Symantec aims to protect the reputations of banks and other institutions doing business online with its new Online Fraud Protection Services offering, which launched yesterday. The offering is a comprehensive program that uses several approaches to fight the affect of phishing and other Web-based attacks, including pharming (where users attempt to visit legitimate site but are directed to a malicious site through DNS redirection), Vishing (involves a telephone), SMiShing (phishing via SMS), cyber squatting, typo squatting, form grabbing, screen dumping, code injections, and malware-based attacks.
Multi-Pronged Attack on Phishing
Symantec's program starts off with an on-site assessment by a Symantec expert, who will analyze the customer's risk exposure for online fraud, and then devise a plan and a series of steps to minimize that risk. This assessment costs about $75,000 for a typical bank.
The plan could call for a 24/7 incident-monitoring response capability, whereby Symantec security professionals will monitor the Web (via its Global intelligence Network, a series of sensors, decoy e-mail accounts, and desktop nodes) for phishing activity targeted at a particular bank or brand. Once they've spotted an attack, Symantec will take steps necessary to track down the source of those e-mails, send the perpetrators cease and desist letters, and follow up on those letters with the ISPs and regional authorities to get the sites shut down or the criminals locked up. Symantec can provide this brand protection services for about $100,000 per year per individual brand.
The plan could call for implementing stronger security mechanisms on the Web site, such as a two-factor authentication program or a secondary password checker. Symantec can assist with installing these systems. Customers with the highest needs might opt for Symantec's on-site support. Under this program, a Symantec resident will set up shop in the company's headquarters, where they will oversee brand protection activities. Symantec will charge about $250,000 per year for on-site support as part of this program.
Customers can also choose Symantec's incident response services, which directs fraud-related calls to Symantec's data center. Customers that don't need the full support, from 8 a.m. to 5 p.m. every weekday, can opt to share this Symantec resource with other institutions for a reduced fee. Symantec will also work with the institution's public relations department to implement customer education programs and making sure the PR personnel are prepared for the bad publicity that can result from attacks. The program even includes an option for the customer to OEM Symantec's software and resell it to its customers.
Online Fraud Protection Services is a unique offering, Donat says. "We've done this for years on the security side with incident response, and now we're repurposing it for specific online fraud incidents," he says. "There are threats on the horizon. They may not be at your doorstep today, but they will be down the road."

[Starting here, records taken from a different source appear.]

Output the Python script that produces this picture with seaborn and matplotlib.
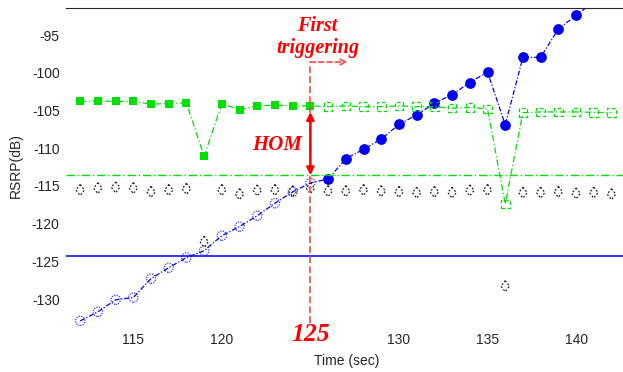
import matplotlib
matplotlib.use("Agg")
import matplotlib.pyplot as plt
import matplotlib.transforms as mtransforms
from matplotlib.ticker import FixedLocator
import seaborn as sns

# ---------------- data ----------------
t_before = list(range(112, 126))          # 112 .. 125
t_after_green = list(range(126, 143))     # 126 .. 142
t_after_blue = list(range(126, 142))      # 126 .. 141
t_all = list(range(112, 143))             # 112 .. 142

serving_before = [-103.8, -103.75, -103.8, -103.8, -104.15, -104.1, -104.0,
                  -111.1, -104.1, -104.9, -104.4, -104.3, -104.4, -104.4]
serving_after = [-104.5, -104.4, -104.5, -104.5, -104.4, -104.5, -104.5,
                 -104.7, -104.6, -104.8, -117.4, -105.3, -105.2, -105.2,
                 -105.2, -105.25, -105.3]

target_before = [-132.9, -131.7, -130.1, -129.8, -127.3, -125.85, -124.5,
                 -123.6, -121.6, -120.4, -118.95, -117.3, -115.8, -114.6]
target_after = [-114.1, -111.4, -110.15, -108.8, -106.85, -105.6, -104.05,
                -102.9, -101.3, -99.9, -106.9, -97.96, -97.96, -94.2,
                -92.4, -90.6]

third_cell = [-115.55, -115.3, -115.2, -115.3, -115.8, -115.55, -115.4,
              -122.4, -115.55, -116.1, -115.6, -115.55, -115.7, -115.3,
              -115.7, -115.7, -115.55, -115.7, -115.8, -115.9, -115.8,
              -115.9, -115.6, -115.55, -128.3, -115.9, -115.9, -115.8,
              -116.0, -115.9, -116.1]

threshold_blue = -124.3
threshold_green = -113.6
trigger_time = 125
trigger_top = -98.58
trigger_arrow_end = 127.1
hom_top = -105.2
hom_bottom = -113.6

xticks = [115, 120, 125, 130, 135, 140]
xtick_labels = ["115", "120", "", "130", "135", "140"]
marked_xticks = [120, 125, 130]
yticks = [-130, -125, -120, -115, -110, -105, -100, -95]
ytick_labels = ["-130", "-125", "-120", "-115", "-110", "-105", "-100", "-95"]
xlim = (111.2, 142.65)
ylim = (-133.18, -91.42)

# ---------------- styling ----------------
sns.set_style("white")
plt.rcParams["font.family"] = ["Liberation Sans", "DejaVu Sans"]

GREEN = "#00e000"
BLUE = "#0000f0"
RED = "#ff0000"
LRED = "#ff4545"
TXT = "#262626"

diamond = [(0, 1), (0.78, 0), (0, -1), (-0.78, 0), (0, 1)]

fig = plt.figure(figsize=(6.23, 3.72), dpi=100)
ax = fig.add_axes([66 / 623, 1 - 323 / 372, 557 / 623, (323 - 8) / 372])

# connecting lines
green_t = t_before + t_after_green
green_v = serving_before + serving_after
blue_t = t_before + t_after_blue
blue_v = target_before + target_after

sns.lineplot(x=green_t, y=green_v, color=GREEN, lw=0.9,
             linestyle=(0, (5, 2, 1, 2)), sort=False, estimator=None, ax=ax)
sns.lineplot(x=blue_t, y=blue_v, color=BLUE, lw=0.9,
             linestyle=(0, (4, 1.5, 1, 1.5)), sort=False, estimator=None, ax=ax)

# threshold lines
ax.axhline(threshold_blue, color="#1010ff", lw=1.2)
ax.axhline(threshold_green, color=GREEN, lw=1.0, linestyle=(0, (6, 2, 1, 2)))

# markers
sns.scatterplot(x=t_all, y=third_cell, marker=diamond, s=62, facecolor="none",
                edgecolor="#222222", linewidth=0.9, linestyle=(0, (1.5, 1.5)), ax=ax)
sns.scatterplot(x=t_before, y=target_before, marker="o", s=45, facecolor="none",
                edgecolor="#3333ff", linewidth=0.9, linestyle=(0, (1, 1)),
                ax=ax, clip_on=False)
sns.scatterplot(x=t_after_blue, y=target_after, marker="o", s=60, color=BLUE,
                edgecolor=BLUE, linewidth=0, ax=ax)
sns.scatterplot(x=t_before, y=serving_before, marker="s", s=30, color=GREEN,
                edgecolor=GREEN, linewidth=0, ax=ax)
sns.scatterplot(x=t_after_green, y=serving_after, marker="s", s=38,
                facecolor="none", edgecolor=GREEN, linewidth=0.9,
                linestyle=(0, (3, 2)), ax=ax)

# trigger markers
ax.vlines(trigger_time, ylim[0], trigger_top, color=LRED, lw=1.2,
          linestyles=(0, (4, 2)), zorder=5)
ax.annotate("", xy=(trigger_arrow_end, trigger_top), xytext=(trigger_time, trigger_top),
            arrowprops=dict(arrowstyle="->", color=LRED, lw=1.2, linestyle=(0, (3, 2)),
                            shrinkA=0, shrinkB=0, mutation_scale=10), zorder=5)
ax.annotate("", xy=(trigger_time, hom_top), xytext=(trigger_time, hom_bottom),
            arrowprops=dict(arrowstyle="<|-|>", color=RED, lw=1.8,
                            shrinkA=0, shrinkB=0, mutation_scale=11), zorder=6)

serif = ["Liberation Serif", "DejaVu Serif"]
ax.text(123.12, -109.6, "HOM", color=RED, fontsize=15, fontweight="bold",
        fontstyle="italic", family=serif, ha="center", va="center", zorder=6)
ax.text(125.4, -95.3, "First\ntriggering", color=RED, fontsize=14.5,
        fontweight="bold", fontstyle="italic", family=serif, ha="center",
        va="center", linespacing=1.15, zorder=6)
trans = mtransforms.blended_transform_factory(ax.transData, ax.transAxes)
ax.text(trigger_time, -0.035, str(trigger_time), transform=trans, color=RED,
        fontsize=18.5, fontweight="bold", fontstyle="italic", family=serif,
        ha="center", va="center", clip_on=False)

# axes cosmetics
ax.set_xlim(*xlim)
ax.set_ylim(*ylim)
ax.set_xticks(xticks)
ax.set_xticklabels(xtick_labels)
ax.set_yticks(yticks)
ax.set_yticklabels(ytick_labels)
ax.xaxis.set_minor_locator(FixedLocator(marked_xticks))
ax.tick_params(axis="x", which="major", length=0, labelsize=10, labelcolor=TXT, pad=7)
ax.tick_params(axis="x", which="minor", direction="in", length=5, width=0.8,
               color=TXT, top=True, bottom=True)
ax.tick_params(axis="y", which="major", length=0, labelsize=10, labelcolor=TXT, pad=4.5)
for side in ["left", "bottom", "right"]:
    ax.spines[side].set_visible(False)
ax.spines["top"].set_color(TXT)
ax.spines["top"].set_linewidth(0.8)

ax.set_xlabel("Time (sec)", fontsize=10, color=TXT)
ax.set_ylabel("RSRP(dB)", fontsize=10, color=TXT)
ax.xaxis.set_label_coords(0.504, -0.10)
ax.yaxis.set_label_coords(-0.077, 0.5)

fig.savefig("out.png", dpi=100)
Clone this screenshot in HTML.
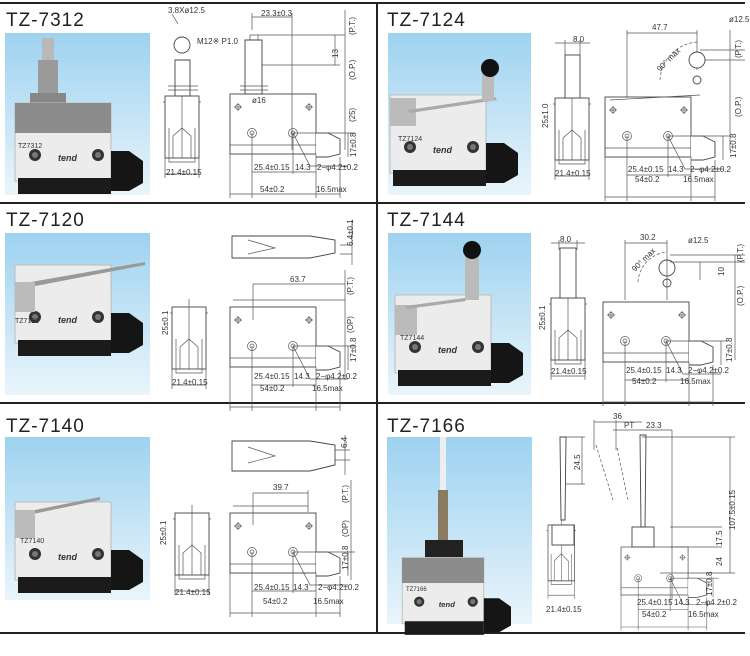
<!DOCTYPE html>
<html><head><meta charset="utf-8"><style>
html,body{margin:0;padding:0;background:#fff}
svg{display:block}
text{font-family:"Liberation Sans",sans-serif;fill:#333}
.t{font-size:19px;fill:#222;letter-spacing:1px}
.d{font-size:8px}
.l{stroke:#555;stroke-width:0.7;fill:none}
.b{stroke:#444;stroke-width:0.9;fill:#fff}
</style></head><body>
<svg width="750" height="656" viewBox="0 0 750 656" xmlns="http://www.w3.org/2000/svg">
<defs>
<linearGradient id="bg" x1="0" y1="0" x2="0" y2="1"><stop offset="0" stop-color="#9dd2f0"/><stop offset="1" stop-color="#eaf5fb"/></linearGradient>
<g id="side">
<rect class="b" x="0" y="0" width="86" height="60"/>
<line class="l" x1="0" y1="51" x2="86" y2="51"/>
<path class="b" d="M86,39 L98,39 L110,45 L110,60 L98,63 L86,63"/>
<circle class="l" cx="22" cy="39" r="4.5"/><circle class="l" cx="22" cy="39" r="2"/>
<circle class="l" cx="63" cy="39" r="4.5"/><circle class="l" cx="63" cy="39" r="2"/>
<circle class="l" cx="8" cy="13" r="2.5"/><path class="l" d="M4,13H12M8,9V17"/>
<circle class="l" cx="79" cy="13" r="2.5"/><path class="l" d="M75,13H83M79,9V17"/>
<path class="l" d="M22,39V104M63,39V80M0,60V104M86,60V104M110,63V104M22,78H86M0,100H110M63,39L80,72H118M63,39H125M118,39V63"/>
</g>
<g id="end">
<rect class="b" x="0" y="0" width="34" height="62"/>
<path class="l" d="M4,32V66H30V32M8,40L17,32L26,40V62H8Z M-2,6H0M34,6H36M17,-8V62"/>
<path class="l" d="M0,62V82M34,62V82M0,78H34"/>
</g>
<g id="ph">
<rect x="12" y="70" width="96" height="78" fill="#ececec" stroke="#bbb"/>
<rect x="15" y="145" width="93" height="16" fill="#1b1b1b"/>
<path d="M108,118 H126 L140,128 V150 L126,158 H108Z" fill="#151515"/>
<circle cx="32" cy="122" r="6" fill="#333"/><circle cx="32" cy="122" r="3" fill="#777"/>
<circle cx="95" cy="122" r="6" fill="#333"/><circle cx="95" cy="122" r="3" fill="#777"/>
<text x="55" y="128" style="font-size:9px;font-weight:bold;font-style:italic" fill="#222">tend</text>
</g>
</defs>

<path d="M0,3H745M0,203H745M0,403H745M0,633H745M377,3V633" stroke="#222" stroke-width="2" fill="none"/>

<text class="t" x="6" y="26">TZ-7312</text>
<text class="t" x="387" y="26">TZ-7124</text>
<text class="t" x="6" y="226">TZ-7120</text>
<text class="t" x="387" y="226">TZ-7144</text>
<text class="t" x="6" y="432">TZ-7140</text>
<text class="t" x="387" y="432">TZ-7166</text>

<rect x="5" y="33" width="145" height="162" fill="url(#bg)"/>
<rect x="388" y="33" width="143" height="162" fill="url(#bg)"/>
<rect x="5" y="233" width="145" height="162" fill="url(#bg)"/>
<rect x="388" y="233" width="143" height="162" fill="url(#bg)"/>
<rect x="5" y="437" width="145" height="163" fill="url(#bg)"/>
<rect x="387" y="437" width="145" height="187" fill="url(#bg)"/>

<rect x="42" y="38" width="12" height="25" fill="#b9b9b9"/><rect x="38" y="60" width="20" height="35" fill="#9a9a9a"/>
<rect x="30" y="93" width="36" height="10" fill="#888"/>
<use href="#ph" x="3" y="33"/>
<rect x="15" y="103" width="96" height="30" fill="#8c8c8c"/>
<text x="18" y="148" style="font-size:7px">TZ7312</text>

<use href="#ph" x="378" y="25"/>
<rect x="390" y="98" width="26" height="28" fill="#bbb"/><path d="M408,110 L495,97 L497,100 L410,113Z" fill="#aaa"/>
<rect x="482" y="73" width="12" height="28" fill="#bbb"/><circle cx="490" cy="68" r="9" fill="#111"/>
<text x="398" y="141" style="font-size:7px">TZ7124</text>

<use href="#ph" x="3" y="195"/>
<path d="M25,283 L145,262 L145,265 L30,287Z" fill="#999"/><rect x="15" y="282" width="20" height="30" fill="#bbb"/>
<text x="15" y="323" style="font-size:7px">TZ7120</text>

<use href="#ph" x="383" y="225"/>
<rect x="395" y="305" width="22" height="30" fill="#bbb"/><path d="M405,306 L465,298 L466,301 L407,309Z" fill="#aaa"/>
<rect x="465" y="255" width="14" height="45" fill="#bbb"/><circle cx="472" cy="250" r="9" fill="#111"/>
<text x="400" y="340" style="font-size:7px">TZ7144</text>

<use href="#ph" x="3" y="432"/>
<path d="M25,512 L100,497 L100,500 L28,515Z" fill="#999"/><rect x="15" y="510" width="20" height="28" fill="#bbb"/>
<text x="20" y="543" style="font-size:7px">TZ7140</text>

<rect x="440" y="437" width="6" height="55" fill="#eee"/><rect x="438" y="490" width="10" height="52" fill="#8a7a60"/>
<rect x="425" y="540" width="38" height="25" fill="#222"/>
<g transform="translate(392,498) scale(0.85)"><use href="#ph"/></g>
<rect x="402" y="558" width="82" height="25" fill="#8c8c8c"/>
<text x="406" y="591" style="font-size:6px">TZ7166</text>

<use href="#side" x="230" y="94"/>
<use href="#end" x="165" y="96"/>
<path class="b" d="M245,40 H262 V94 H245Z"/><path class="l" d="M240,86H268M240,90H268M250,40V35H258V40"/>
<path class="b" d="M175,60 H190 V96 H175Z"/><circle class="b" cx="182" cy="45" r="8"/><path class="l" d="M168,86H198M168,90H198"/>
<path class="l" d="M258,35H345M262,65H340M252,13V30M292,13V150M252,17H292M335,35V65M345,10V150M178,24L172,14"/>
<text class="d" x="168" y="13">3.8Xø12.5</text><text class="d" x="261" y="16">23.3±0.3</text>
<text class="d" x="197" y="44">M12※ P1.0</text><text class="d" x="252" y="103">ø16</text>
<text class="d" transform="translate(338,58) rotate(-90)">13</text>
<text class="d" transform="translate(355,35) rotate(-90)">(P.T.)</text>
<text class="d" transform="translate(355,80) rotate(-90)">(O.P.)</text>
<text class="d" transform="translate(355,122) rotate(-90)">(25)</text>
<text class="d" transform="translate(356,157) rotate(-90)">17±0.8</text>
<text class="d" x="254" y="170">25.4±0.15</text><text class="d" x="295" y="170">14.3</text><text class="d" x="317" y="170">2−φ4.2±0.2</text>
<text class="d" x="260" y="192">54±0.2</text><text class="d" x="316" y="192">16.5max</text>
<text class="d" x="166" y="175">21.4±0.15</text>

<use href="#side" x="605" y="97"/>
<use href="#end" x="555" y="98"/>
<rect class="b" x="565" y="55" width="15" height="43"/><path class="l" d="M555,43H590M565,40V55M580,40V55"/>
<path class="l" d="M610,100 L700,95 M627,97V30 M697,30V70 M627,33H697 M700,50H745 M700,60H745 M730,30V150"/>
<circle class="b" cx="697" cy="60" r="8"/><circle class="b" cx="697" cy="80" r="4"/>
<path class="l" d="M660,80 A40,40 0 0 1 697,42" stroke-dasharray="3,2"/>
<text class="d" x="652" y="30">47.7</text><text class="d" x="573" y="42">8.0</text><text class="d" x="729" y="22">ø12.5</text>
<text class="d" transform="translate(660,72) rotate(-45)">90° max</text>
<text class="d" transform="translate(548,128) rotate(-90)">25±1.0</text>
<text class="d" transform="translate(741,58) rotate(-90)">(P.T.)</text>
<text class="d" transform="translate(741,117) rotate(-90)">(O.P.)</text>
<text class="d" transform="translate(736,158) rotate(-90)">17±0.8</text>
<text class="d" x="628" y="172">25.4±0.15</text><text class="d" x="668" y="172">14.3</text><text class="d" x="690" y="172">2−φ4.2±0.2</text>
<text class="d" x="635" y="182">54±0.2</text><text class="d" x="683" y="182">16.5max</text>
<text class="d" x="555" y="176">21.4±0.15</text>

<use href="#side" x="230" y="307"/>
<use href="#end" x="172" y="307"/>
<path class="b" d="M232,236 H310 L335,240 V253 L310,258 H232Z"/><path class="l" d="M248,240L275,248L248,254 M352,220V265 M340,245H352M340,254H352"/>
<path class="l" d="M233,300 L345,300 M253,284H345M253,284V320 M345,270V380"/>
<text class="d" x="290" y="282">63.7</text>
<text class="d" transform="translate(353,246) rotate(-90)">6.4±0.1</text>
<text class="d" transform="translate(353,295) rotate(-90)">(P.T.)</text>
<text class="d" transform="translate(353,333) rotate(-90)">(OP)</text>
<text class="d" transform="translate(356,362) rotate(-90)">17±0.8</text>
<text class="d" transform="translate(168,335) rotate(-90)">25±0.1</text>
<text class="d" x="254" y="379">25.4±0.15</text><text class="d" x="294" y="379">14.3</text><text class="d" x="316" y="379">2−φ4.2±0.2</text>
<text class="d" x="260" y="391">54±0.2</text><text class="d" x="312" y="391">16.5max</text>
<text class="d" x="172" y="385">21.4±0.15</text>

<use href="#side" x="603" y="302"/>
<use href="#end" x="551" y="298"/>
<rect class="b" x="560" y="248" width="16" height="50"/><path class="l" d="M551,243H585M559,240V250M577,240V250"/>
<circle class="b" cx="667" cy="268" r="8"/><circle class="b" cx="667" cy="283" r="4"/>
<path class="l" d="M625,300V240M667,240V300M625,243H667M670,255H745M670,262H745M700,262V280 M735,255V360"/>
<path class="l" d="M638,282 A32,32 0 0 1 667,252" stroke-dasharray="3,2"/>
<text class="d" x="640" y="240">30.2</text><text class="d" x="560" y="242">8.0</text><text class="d" x="688" y="243">ø12.5</text>
<text class="d" transform="translate(635,272) rotate(-45)">90° max</text>
<text class="d" transform="translate(545,330) rotate(-90)">25±0.1</text>
<text class="d" transform="translate(743,262) rotate(-90)">(P.T.)</text>
<text class="d" transform="translate(743,306) rotate(-90)">(O.P.)</text>
<text class="d" transform="translate(724,276) rotate(-90)">10</text>
<text class="d" transform="translate(732,362) rotate(-90)">17±0.8</text>
<text class="d" x="626" y="373">25.4±0.15</text><text class="d" x="666" y="373">14.3</text><text class="d" x="688" y="373">2−φ4.2±0.2</text>
<text class="d" x="632" y="384">54±0.2</text><text class="d" x="680" y="384">16.5max</text>
<text class="d" x="551" y="374">21.4±0.15</text>

<use href="#side" x="230" y="513"/>
<use href="#end" x="175" y="513"/>
<path class="b" d="M232,441 H310 L335,445 V465 L310,471 H232Z"/><path class="l" d="M248,447L275,456L248,463 M345,435V475 M335,450H350M335,460H350"/>
<path class="l" d="M233,506 L308,506 M253,493H308M253,493V525 M308,490V512 M351,480V580"/>
<text class="d" x="273" y="490">39.7</text>
<text class="d" transform="translate(347,448) rotate(-90)">6.4</text>
<text class="d" transform="translate(348,503) rotate(-90)">(P.T.)</text>
<text class="d" transform="translate(348,537) rotate(-90)">(OP)</text>
<text class="d" transform="translate(348,570) rotate(-90)">17±0.8</text>
<text class="d" transform="translate(166,545) rotate(-90)">25±0.1</text>
<text class="d" x="254" y="590">25.4±0.15</text><text class="d" x="293" y="590">14.3</text><text class="d" x="318" y="590">2−φ4.2±0.2</text>
<text class="d" x="263" y="604">54±0.2</text><text class="d" x="313" y="604">16.5max</text>
<text class="d" x="175" y="595">21.4±0.15</text>

<g transform="translate(621,547) scale(0.78,0.8)"><use href="#side"/></g>
<g transform="translate(548,525) scale(0.78,0.9)"><use href="#end"/></g>
<rect class="b" x="552" y="525" width="22" height="20"/>
<path class="b" d="M560,437 L566,437 L565,520 L561,520Z"/>
<rect class="b" x="632" y="527" width="22" height="20"/>
<path class="b" d="M640,435 L646,435 L645,527 L641,527Z"/>
<path class="l" d="M566,437H585M566,484H585M582,437V484 M594,420V450 M616,420V450 M594,422H642 M613,430H672 M672,430V600 M642,437H735M660,573H735M730,437V573 M670,527H722M670,547H722"/>
<path class="l" d="M596,445 L613,500 M617,448 L628,500" stroke-dasharray="3,2"/>
<text class="d" x="613" y="419">36</text><text class="d" x="624" y="428">PT</text><text class="d" x="646" y="428">23.3</text>
<text class="d" transform="translate(580,470) rotate(-90)">24.5</text>
<text class="d" transform="translate(735,530) rotate(-90)">107.5±0.15</text>
<text class="d" transform="translate(722,546) rotate(-90)">17.5</text>
<text class="d" transform="translate(722,566) rotate(-90)">24</text>
<text class="d" transform="translate(712,596) rotate(-90)">17±0.8</text>
<text class="d" x="637" y="605">25.4±0.15</text><text class="d" x="674" y="605">14.3</text><text class="d" x="696" y="605">2−φ4.2±0.2</text>
<text class="d" x="642" y="617">54±0.2</text><text class="d" x="688" y="617">16.5max</text>
<text class="d" x="546" y="612">21.4±0.15</text>
</svg>
</body></html>
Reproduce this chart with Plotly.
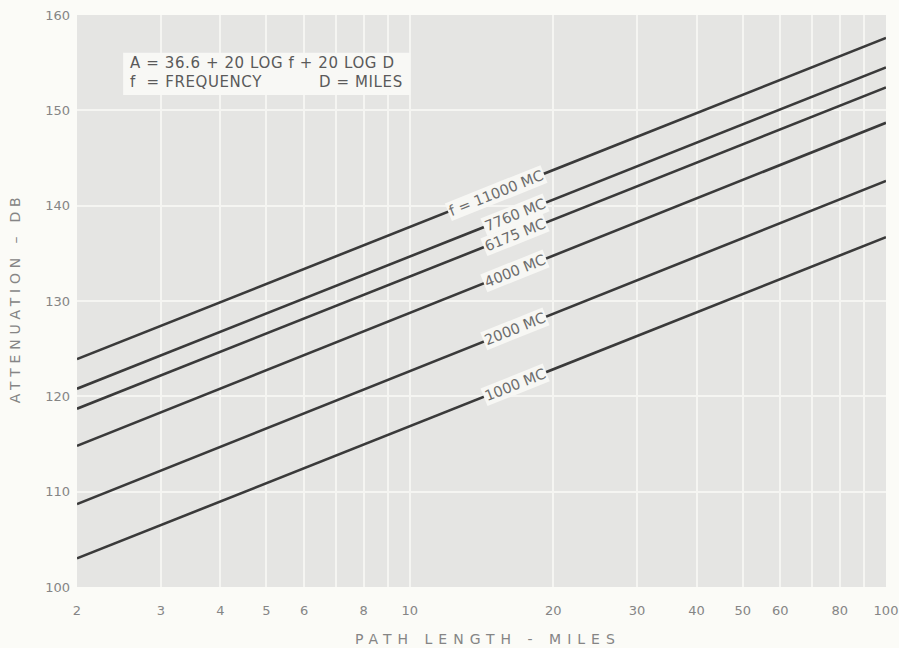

It takes a comprehensive program like this to combat phishing and "stay ahead of these folks who are very determined to steal this information," Donat says. "It is very challenging to find these folks a lot of the times," he says. "Most of the time we're able to shut them down. Sometimes they may pick up and move someplace else, but at least we've got them on the run a little bit. We're making it more difficult for them to do their jobs."